The other half consisted of a "frosty," which was one pound of draft beer tapped off into two pounds of glass mug that had been chilled to near absolute zero in the freezer behind the bar. Oh yeah. One day my friend Paul walked up to the bar and asked Harold for one. He drew the brew and said, "That'll be 25 cents." The guy standing behind Paul asked for the same. Harold said, "That'll be 30 cents." "Wait a minute--you charged him a quarter!" he protested. Harold gave the bar a thoughtful wipe and told him "Price had to go up sometime."

Labels: ,

Thursday, September 06, 2007

Slack time

I seem to have been avoiding vacations lately, taking less time each year, dragging a laptop and cell phone everywhere, just in case. But I broke down and took a few days off in Maine this week, leaving the portable electronics at home. And the world seems to have kept up its regular rotation, even without me working the crank.
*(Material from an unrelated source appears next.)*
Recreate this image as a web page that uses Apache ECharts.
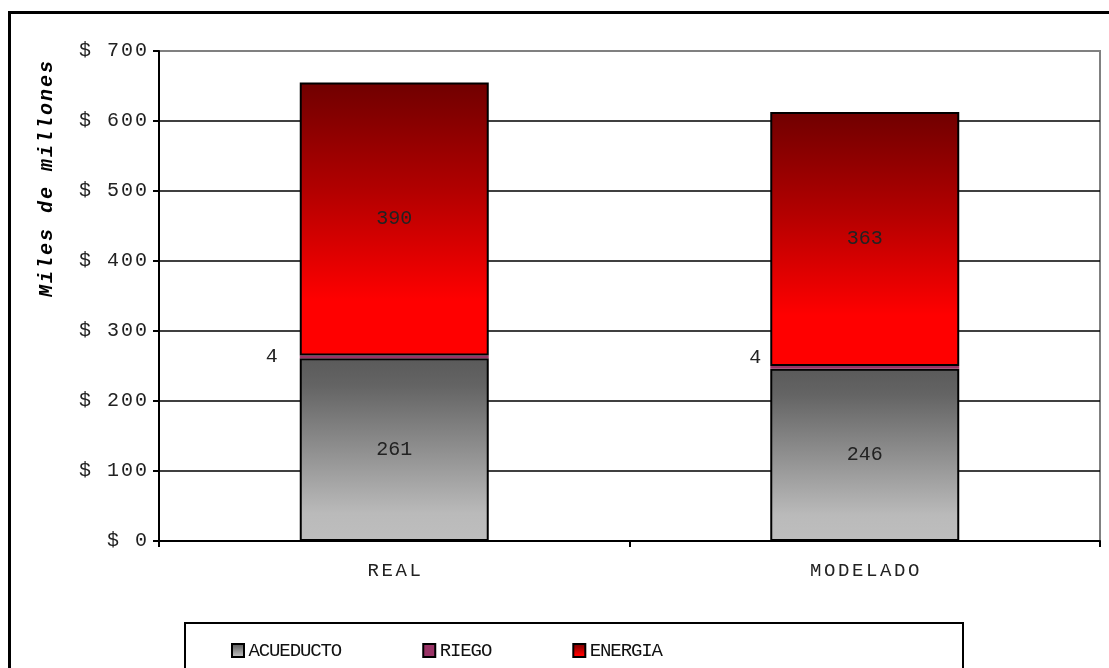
<!DOCTYPE html>
<html>
<head>
<meta charset="utf-8">
<script src="https://cdn.jsdelivr.net/npm/echarts@6/dist/echarts.min.js"></script>
<style>html,body{margin:0;padding:0;background:#fff}#c{width:1109px;height:668px}</style>
</head>
<body>
<div id="c"></div>
<script>
const categories = ['REAL', 'MODELADO'];
const acueducto = [261, 246];
const riego = [4, 4];
const energia = [390, 363];
const yTicks = [0, 100, 200, 300, 400, 500, 600, 700];
const seriesNames = ['ACUEDUCTO', 'RIEGO', 'ENERGIA'];
const yTitle = 'Miles de millones';

const MONO = '"Liberation Mono", "Courier New", monospace';
function spaced(str, key) {
  return String(str).split('').map(ch => '{' + key + '|' + ch + '}').join('');
}
function cell(size, w, extra) {
  return Object.assign({ width: w, align: 'center', fontFamily: MONO, fontSize: size, color: '#222' }, extra || {});
}

const chart = echarts.init(document.getElementById('c'), null, { renderer: 'canvas' });

const labelStyle = {
  show: true,
  formatter: p => spaced(p.value, 'd'),
  rich: { d: cell(20, 12) }
};
// riego labels: placement tweaks per bar to follow the reference
const riegoLabelTweaks = [{ distance: 22, offset: [0, 0] }, { distance: 9, offset: [0, -10] }];
const riegoData = riego.map((v, i) => ({ value: v, label: riegoLabelTweaks[i] }));

const option = {
  animation: false,
  backgroundColor: '#fff',
  grid: { left: 159, right: 9, top: 51, bottom: 127, show: true, borderColor: '#808080', borderWidth: 2, backgroundColor: 'transparent' },
  xAxis: {
    type: 'category',
    data: categories,
    axisLine: { lineStyle: { color: '#000', width: 2 } },
    axisTick: { show: true, length: 6, lineStyle: { color: '#000', width: 2 } },
    axisLabel: {
      margin: 20,
      formatter: v => spaced(v, 'x'),
      rich: { x: cell(19, 14) }
    }
  },
  yAxis: {
    type: 'value',
    min: 0, max: 700, interval: 100,
    axisLine: { show: true, lineStyle: { color: '#000', width: 2 } },
    axisTick: { show: true, length: 6, lineStyle: { color: '#000', width: 2 } },
    splitLine: { show: true, lineStyle: { color: ['#000', '#000', '#000', '#000', '#000', '#000', '#000', '#808080'], width: 1.5 } },
    axisLabel: {
      margin: 11,
      formatter: v => yTicks.indexOf(v) >= 0 ? spaced('$ ' + v, 'y') : '',
      rich: { y: cell(20, 14) }
    }
  },
  legend: {
    data: seriesNames,
    left: 226, top: 636,
    itemWidth: 12, itemHeight: 13, itemGap: 80,
    icon: 'rect',
    itemStyle: { borderColor: '#000', borderWidth: 2 },
    formatter: n => spaced(n, 'l'),
    textStyle: { rich: { l: cell(19, 10.3, { color: '#111' }) } }
  },
  series: [
    {
      name: seriesNames[0], type: 'bar', stack: 'total', barWidth: 189, data: acueducto,
      itemStyle: {
        color: new echarts.graphic.LinearGradient(0, 0, 0, 1, [
          { offset: 0, color: '#5a5a5a' }, { offset: 0.15, color: '#646464' }, { offset: 0.85, color: '#bababa' }, { offset: 1, color: '#bebebe' }
        ]),
        borderColor: '#000', borderWidth: 2
      },
      label: Object.assign({ position: 'inside' }, labelStyle)
    },
    {
      name: seriesNames[1], type: 'bar', stack: 'total', data: riegoData,
      itemStyle: { color: '#993366', borderColor: '#000', borderWidth: 0 },
      label: Object.assign({ position: 'left' }, labelStyle)
    },
    {
      name: seriesNames[2], type: 'bar', stack: 'total', data: energia,
      itemStyle: {
        color: new echarts.graphic.LinearGradient(0, 0, 0, 1, [
          { offset: 0, color: '#700000' }, { offset: 0.4, color: '#b30000' }, { offset: 0.8, color: '#ff0000' }, { offset: 1, color: '#ff0000' }
        ]),
        borderColor: '#000', borderWidth: 2
      },
      label: Object.assign({ position: 'inside' }, labelStyle)
    }
  ],
  graphic: [
    { type: 'rect', shape: { x: 9.5, y: 12.5, width: 1200, height: 700 }, style: { fill: 'none', stroke: '#000', lineWidth: 3 }, silent: true, z: 100 },
    { type: 'rect', shape: { x: 185, y: 623, width: 778, height: 80 }, style: { fill: 'none', stroke: '#000', lineWidth: 2 }, silent: true, z: 100 },
    {
      type: 'text', x: 47, y: 179, rotation: Math.PI / 2,
      style: {
        text: spaced(yTitle, 't'),
        align: 'center', verticalAlign: 'middle',
        rich: { t: cell(20, 14, { fontWeight: 'bold', fontStyle: 'italic', color: '#000' }) }
      }
    }
  ]
};
chart.setOption(option);
</script>
</body>
</html>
I don't know why this should come as a surprise to me, considering that I fully expect the tide to rise and fall on schedule off Wells Beach whether I am there to watch it or not.

But we give so much to our jobs, if they engage us--all that time and sweat, all the plotting and the brainstorms. It should, by rights, all go to the devil as soon as we hit the outskirts of town. And the many places that try to do public radio without me--VPR, NHPR, WBUR, Maine Public Broadcasting, WAMU--they all (from my highway listening) seem to muddle through somehow. I can't explain it; I'll just have to rest up a little and give the matter some thought.